=== What the task asks ===
Starting with the first line of the data below, copy each line up to and including the one containing "(xL) -- (xTip);". Pictures stay out.

=== Stored data ===
Start
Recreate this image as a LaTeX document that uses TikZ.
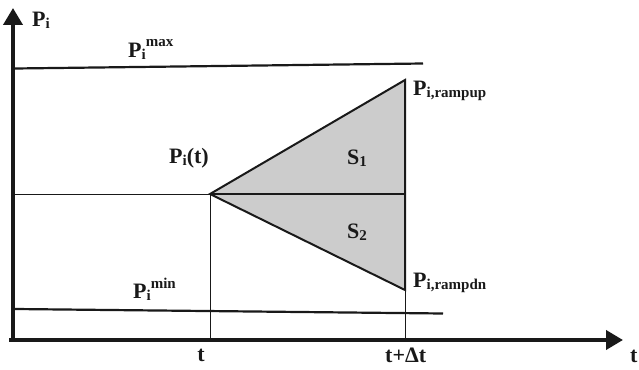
\documentclass[tikz,border=0pt]{standalone}
\usepackage{fontspec}
\setmainfont{Liberation Serif}
\usetikzlibrary{arrows.meta}
\definecolor{cInk} {RGB}{25,25,25}
\definecolor{cArea}{RGB}{204,204,204}
\def\xT{210}
\def\xD{405}
\def\yP{194}
\def\yAx{340}
\newcommand{\subtx}[1]{\raisebox{-2pt}{\fontsize{15}{15}\selectfont #1}}
\newcommand{\suptx}[1]{\raisebox{10pt}{\fontsize{15}{15}\selectfont #1}}
\tikzset{
  axis/.style={cInk,line width=3.8pt,-{Triangle[length=17pt,width=19pt]}},
  limit/.style={cInk,line width=2.2pt},
  guide/.style={cInk,line width=1pt},
  edge/.style={cInk,line width=2pt,line join=miter},
  lbl/.style={anchor=base west,inner sep=0pt,text=cInk,
    font=\bfseries\fontsize{22}{26}\selectfont},
}

\begin{document}
\begin{tikzpicture}[x=1pt,y=-1pt]
\useasboundingbox (0,0) rectangle (639,369);

% =================== PONTOS ===================
\coordinate (org)    at (13,\yAx);
\coordinate (yTip)   at (13,8);
\coordinate (xL)     at (9,\yAx);
\coordinate (xTip)   at (623,\yAx);
\coordinate (maxL)   at (15,68.5);
\coordinate (maxR)   at (423,63.5);
\coordinate (minL)   at (15,309);
\coordinate (minR)   at (443,313.5);
\coordinate (ptL)    at (15,\yP);
\coordinate (apex)   at (\xT,\yP);
\coordinate (up)     at (\xD,80);
\coordinate (dn)     at (\xD,290);
\coordinate (mid)    at (\xD,\yP);
\coordinate (tFoot)  at (\xT,\yAx);
\coordinate (dtFoot) at (\xD,\yAx);

% area cinza
\fill[cArea] (apex) -- (up) -- (dn) -- cycle;

% linhas auxiliares
\draw[guide] (ptL) -- (apex);
\draw[guide] (apex) -- (tFoot);
\draw[guide] (dn) -- (dtFoot);

% limites
\draw[limit] (maxL) -- (maxR);
\draw[limit] (minL) -- (minR);

% triangulo
\draw[edge] (apex) -- (up) -- (dn) -- cycle;
\draw[edge] (apex) -- (mid);

% =================== EIXOS ===================
\draw[axis] (org) -- (yTip);
\draw[axis] (xL) -- (xTip);

% =================== ROTULOS ===================
\node[lbl] (pAx)  at (32,27)   {P\subtx{i}};
\node[lbl] (pMax) at (128,57)  {P\subtx{i}\suptx{max}};
\node[lbl] (pMin) at (133,298) {P\subtx{i}\suptx{min}};
\node[lbl] (pT)   at (169,163) {P\subtx{i}(t)};
\node[lbl] (sOne) at (347,164) {S\subtx{1}};
\node[lbl] (sTwo) at (347,238) {S\subtx{2}};
\node[lbl] (pUp)  at (413,95)  {P\subtx{i,rampup}};
\node[lbl] (pDn)  at (413,287) {P\subtx{i,rampdn}};
\node[lbl,anchor=base] (tA) at (201,361) {t};
\node[lbl] (tB)   at (385,362) {t+Δt};
\node[lbl] (tX)   at (630,362) {t};

\end{tikzpicture}
\end{document}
End
=== Exercise response ===
Recreate this image as a LaTeX document that uses TikZ.
\documentclass[tikz,border=0pt]{standalone}
\usepackage{fontspec}
\setmainfont{Liberation Serif}
\usetikzlibrary{arrows.meta}
\definecolor{cInk} {RGB}{25,25,25}
\definecolor{cArea}{RGB}{204,204,204}
\def\xT{210}
\def\xD{405}
\def\yP{194}
\def\yAx{340}
\newcommand{\subtx}[1]{\raisebox{-2pt}{\fontsize{15}{15}\selectfont #1}}
\newcommand{\suptx}[1]{\raisebox{10pt}{\fontsize{15}{15}\selectfont #1}}
\tikzset{
  axis/.style={cInk,line width=3.8pt,-{Triangle[length=17pt,width=19pt]}},
  limit/.style={cInk,line width=2.2pt},
  guide/.style={cInk,line width=1pt},
  edge/.style={cInk,line width=2pt,line join=miter},
  lbl/.style={anchor=base west,inner sep=0pt,text=cInk,
    font=\bfseries\fontsize{22}{26}\selectfont},
}

\begin{document}
\begin{tikzpicture}[x=1pt,y=-1pt]
\useasboundingbox (0,0) rectangle (639,369);

% =================== PONTOS ===================
\coordinate (org)    at (13,\yAx);
\coordinate (yTip)   at (13,8);
\coordinate (xL)     at (9,\yAx);
\coordinate (xTip)   at (623,\yAx);
\coordinate (maxL)   at (15,68.5);
\coordinate (maxR)   at (423,63.5);
\coordinate (minL)   at (15,309);
\coordinate (minR)   at (443,313.5);
\coordinate (ptL)    at (15,\yP);
\coordinate (apex)   at (\xT,\yP);
\coordinate (up)     at (\xD,80);
\coordinate (dn)     at (\xD,290);
\coordinate (mid)    at (\xD,\yP);
\coordinate (tFoot)  at (\xT,\yAx);
\coordinate (dtFoot) at (\xD,\yAx);

% area cinza
\fill[cArea] (apex) -- (up) -- (dn) -- cycle;

% linhas auxiliares
\draw[guide] (ptL) -- (apex);
\draw[guide] (apex) -- (tFoot);
\draw[guide] (dn) -- (dtFoot);

% limites
\draw[limit] (maxL) -- (maxR);
\draw[limit] (minL) -- (minR);

% triangulo
\draw[edge] (apex) -- (up) -- (dn) -- cycle;
\draw[edge] (apex) -- (mid);

% =================== EIXOS ===================
\draw[axis] (org) -- (yTip);
\draw[axis] (xL) -- (xTip);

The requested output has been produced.